By Tatziana Paraguacuto-Maheo, London partner at Walkers Global, an offshore law firm headquartered in the Cayman Islands.
In the last couple of years, macroeconomic headwinds, higher interest rates and geopolitical unrest have written the story of the financial sector. These arid conditions have tested every major economy but have also left fund management scrambling for new options to raise capital.
You'd think funds had succumbed to the pressures. Instead, hedge, hybrid and other open-ended funds have adapted and learned to thrive despite the challenges.
We're here to look at the state of the market and exactly how the industry has acclimated to the new normal.

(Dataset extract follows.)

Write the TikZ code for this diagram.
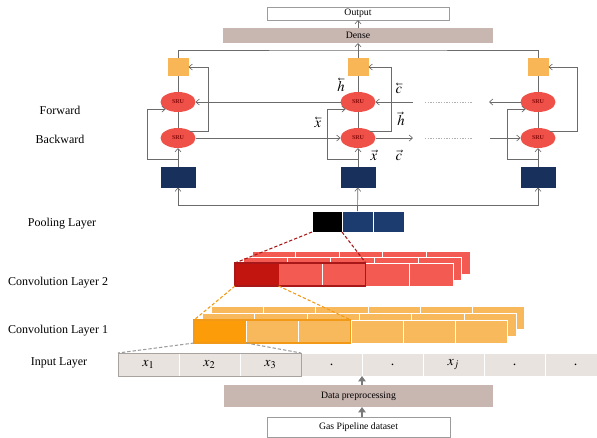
\documentclass[tikz,border=0pt]{standalone}
\usepackage{mathptmx}
\usepackage{fontspec}
\setmainfont{Liberation Serif}
\usetikzlibrary{arrows.meta,shapes.geometric,calc}

\definecolor{linegray}{HTML}{6B6B6B}
\definecolor{srured}{HTML}{EF5148}
\definecolor{srutext}{HTML}{8A0A0A}
\definecolor{gateorange}{HTML}{F8B656}
\definecolor{navy}{HTML}{17305C}
\definecolor{convred}{HTML}{F25A52}
\definecolor{convdark}{HTML}{C21510}
\definecolor{convedge}{HTML}{A81818}
\definecolor{orangecell}{HTML}{F8B95C}
\definecolor{orangedark}{HTML}{FB9C08}
\definecolor{orangeedge}{HTML}{F29A18}
\definecolor{inputfill}{HTML}{E9E3E0}
\definecolor{inputedge}{HTML}{A9A3A0}
\definecolor{densefill}{HTML}{C8B6B1}
\definecolor{boxgray}{HTML}{9C9C9C}
\definecolor{poolnavy}{HTML}{1C3B6E}
\definecolor{dotgray}{HTML}{B0B0B0}
\definecolor{pathgray}{HTML}{7A7A7A}

% left-pointing vector accent
\newcommand{\lvec}[1]{\reflectbox{$\vec{\reflectbox{$#1$}}$}}

\tikzset{
  ln/.style={draw=linegray, line width=0.5pt},
  arr/.style={ln, -{Straight Barb[length=2.5pt,width=4.5pt]}},
  sz/.style 2 args={minimum width=#1*0.75pt, minimum height=#2*0.75pt, inner sep=0pt, outer sep=0pt},
  srunode/.style={ellipse, fill=srured, sz={35}{20}, font=\fontsize{4.5}{5}\selectfont\bfseries, text=srutext},
  gatebox/.style={rectangle, fill=gateorange, sz={21}{18}},
  navybox/.style={rectangle, fill=navy, sz={35}{21}},
  sidelabel/.style={font=\fontsize{9}{11}\selectfont},
  toplabel/.style={font=\fontsize{7.3}{8}\selectfont},
  veclabel/.style={font=\fontsize{11}{13}\selectfont, inner sep=0pt},
  dotline/.style={draw=dotgray, line width=0.5pt, dash pattern=on 1pt off 1pt},
  poolcell/.style={rectangle, draw=white, line width=0.5pt, anchor=north west},
  incell/.style={rectangle, fill=inputfill, draw=white, line width=0.5pt, sz={61}{23}, anchor=north west, font=\fontsize{10.5}{12}\selectfont},
  thickarr/.style={draw=pathgray, line width=1.8pt, -{Triangle[length=4pt,width=5.5pt]}},
}

\begin{document}
\begin{tikzpicture}[x=0.75pt,y=-0.75pt]
\useasboundingbox (0,0) rectangle (597,437);

% ---------- output stage ----------
\node[rectangle, draw=boxgray, fill=white, sz={182}{13}, toplabel] (out) at (358,13.5) {Output};
\node[rectangle, fill=densefill, sz={270}{15}, toplabel] (dense) at (358,35.5) {Dense};
\draw[arr] (dense) -- (out);

% ---------- bidirectional SRU columns ----------
\foreach \c/\x/\dx in {1/178/19.5, 2/358/22.5, 3/538/28.5}{
  \node[gatebox] (o\c) at (\x,67) {};
  \node[srunode] (f\c) at (\x,102) {SRU};
  \node[srunode] (b\c) at (\x,138) {SRU};
  \node[navybox] (n\c) at (\x,177) {};
  \draw[ln] (f\c) -- (o\c);
  \draw[ln] (b\c) -- (f\c);
  \draw[arr] (n\c) -- (b\c);
  \draw[arr] ($(n\c.north)+(0,-7)$) -- ++(-31,0) |- (f\c.210);
  \draw[arr] (b\c.30) -| ($(o\c.east)+(\dx,0)$) -- (o\c.east);
}

% bus into the dense layer
\coordinate (bus) at (358,50);
\draw[ln] (o1.north) |- (bus) -| (o3.north);
\draw[ln] (o2.north) -- (bus);
\draw[arr] (bus) -- (dense);

% forward row (right to left)
\coordinate (fr) at (413,102);
\coordinate (fl) at (489,102);
\coordinate (fda) at (425,102);
\coordinate (fdb) at (473,102);
\draw[arr] (f2) -- (f1);
\draw[arr] (fr) -- (f2);
\draw[arr] (f3) -- (fl);
\draw[dotline] (fda) -- (fdb);

% backward row (left to right)
\coordinate (br) at (413,138);
\coordinate (bl) at (490,138);
\coordinate (bda) at (425,138);
\coordinate (bdb) at (473,138);
\draw[arr] (b1) -- (b2);
\draw[arr] (b2) -- (br);
\draw[arr] (bl) -- (b3);
\draw[dotline] (bda) -- (bdb);

% state labels
\node[veclabel] (lh) at (341,85) {$\lvec{h}$};
\node[veclabel] (lc) at (399,88) {$\lvec{c}$};
\node[veclabel] (lx) at (318,122) {$\lvec{x}$};
\node[veclabel] (rh) at (401,119) {$\vec{h}$};
\node[veclabel] (rx) at (374,155) {$\vec{x}$};
\node[veclabel] (rc) at (399,155) {$\vec{c}$};

% ---------- pooling layer ----------
\node[poolcell, fill=black, sz={30}{21}] (pblack) at (312,211) {};
\node[poolcell, fill=poolnavy, sz={31}{21}] (pnavy1) at (342,211) {};
\node[poolcell, fill=poolnavy, sz={31}{21}] (pnavy2) at (373,211) {};
\coordinate (pbus) at ($(pnavy1.north)+(0,-6)$);
\draw[arr] (pnavy1.north) -- (n2);
\draw[arr] (pbus) -| (n1.south);
\draw[arr] (pbus) -| (n3.south);

% ---------- convolution layer 2 ----------
\foreach \k in {2,1,0}{
  \foreach \i in {0,...,4}{
    \filldraw[fill=convred, draw=white, line width=0.6pt]
      ({235+8.5*\k+43.6*\i},{263-6*\k}) rectangle ++(43.6,23);
  }
}
\node[rectangle, fill=convdark, sz={43.6}{23}, anchor=north west] (c2dark) at (235,263) {};
\node[rectangle, draw=convedge, line width=0.8pt, sz={130.8}{23}, anchor=north west] (c2win) at (235,263) {};

% ---------- convolution layer 1 ----------
\foreach \k in {2,1,0}{
  \foreach \i in {0,...,5}{
    \filldraw[fill=orangecell, draw=white, line width=0.6pt]
      ({194+8.5*\k+52.3*\i},{320-7*\k}) rectangle ++(52.3,23);
  }
}
\node[rectangle, fill=orangedark, sz={52.3}{23}, anchor=north west] (c1dark) at (194,320) {};
\node[rectangle, draw=orangeedge, line width=0.8pt, sz={156.9}{23}, anchor=north west] (c1win) at (194,320) {};

% ---------- input layer ----------
\foreach \i/\t in {1/$x_1$, 2/$x_2$, 3/$x_3$, 4/., 5/., 6/$x_j$, 7/., 8/.}{
  \node[incell] (in\i) at ({118+61*(\i-1)},353) {\t};
}
\node[rectangle, draw=inputedge, line width=0.7pt, sz={183}{23}, anchor=north west] (inwin) at (118,353) {};

% receptive-field guides
\draw[convedge, line width=0.8pt, dash pattern=on 2.5pt off 1.5pt] (pblack.south west) -- (c2win.north west);
\draw[convedge, line width=0.8pt, dash pattern=on 2.5pt off 1.5pt] (pblack.south east) -- (c2win.north east);
\draw[orangeedge, line width=0.8pt, dash pattern=on 2.5pt off 1.5pt] (c2dark.south west) -- (c1win.north west);
\draw[orangeedge, line width=0.8pt, dash pattern=on 2.5pt off 1.5pt] (c2dark.south east) -- (c1win.north east);
\draw[boxgray, line width=0.8pt, dash pattern=on 2.5pt off 1.5pt] (c1dark.south west) -- (inwin.north west);
\draw[boxgray, line width=0.8pt, dash pattern=on 2.5pt off 1.5pt] (c1dark.south east) -- (inwin.north east);

% ---------- data path ----------
\node[rectangle, fill=densefill, sz={269}{22}, toplabel] (dp) at (358.5,396) {Data preprocessing};
\node[rectangle, draw=boxgray, fill=white, sz={183}{20}, toplabel] (gas) at (358.5,427) {Gas Pipeline dataset};
\draw[thickarr] (dp.north -| in4.south east) -- (in4.south east);
\draw[thickarr] (gas.north -| in4.south east) -- (dp.south -| in4.south east);

% ---------- side labels ----------
\node[sidelabel] (lforward) at (60,110) {Forward};
\node[sidelabel] (lbackward) at (60,139) {Backward};
\node[sidelabel] (lpool) at (62,224) {Pooling Layer};
\node[sidelabel] (lconv2) at (58,283) {Convolution Layer 2};
\node[sidelabel] (lconv1) at (58,331) {Convolution Layer 1};
\node[sidelabel] (linput) at (59,363) {Input Layer};
\end{tikzpicture}
\end{document}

A snapshot of fund jurisdictions
Recent data from the US Securities and Exchange Commission (SEC) reveals the top jurisdictions for fund formations in Q3 2023, with the US holding 52.4% of global fund domiciles and the Cayman Islands with 32.7% of the share. For comparison, the next jurisdiction, Luxembourg, is home to 4.9% of global fund formations.
This is backed up by the Cayman Islands Monetary Authority (CIMA)'s latest stats on open-ended and mutual fund registrations: In Q1 of 2024 there were 8,685 registered mutual funds, compared to 8,499 in 2021. As for private funds, these have increased from 14,679 in 2021 to 16,787 in Q1 of 2024.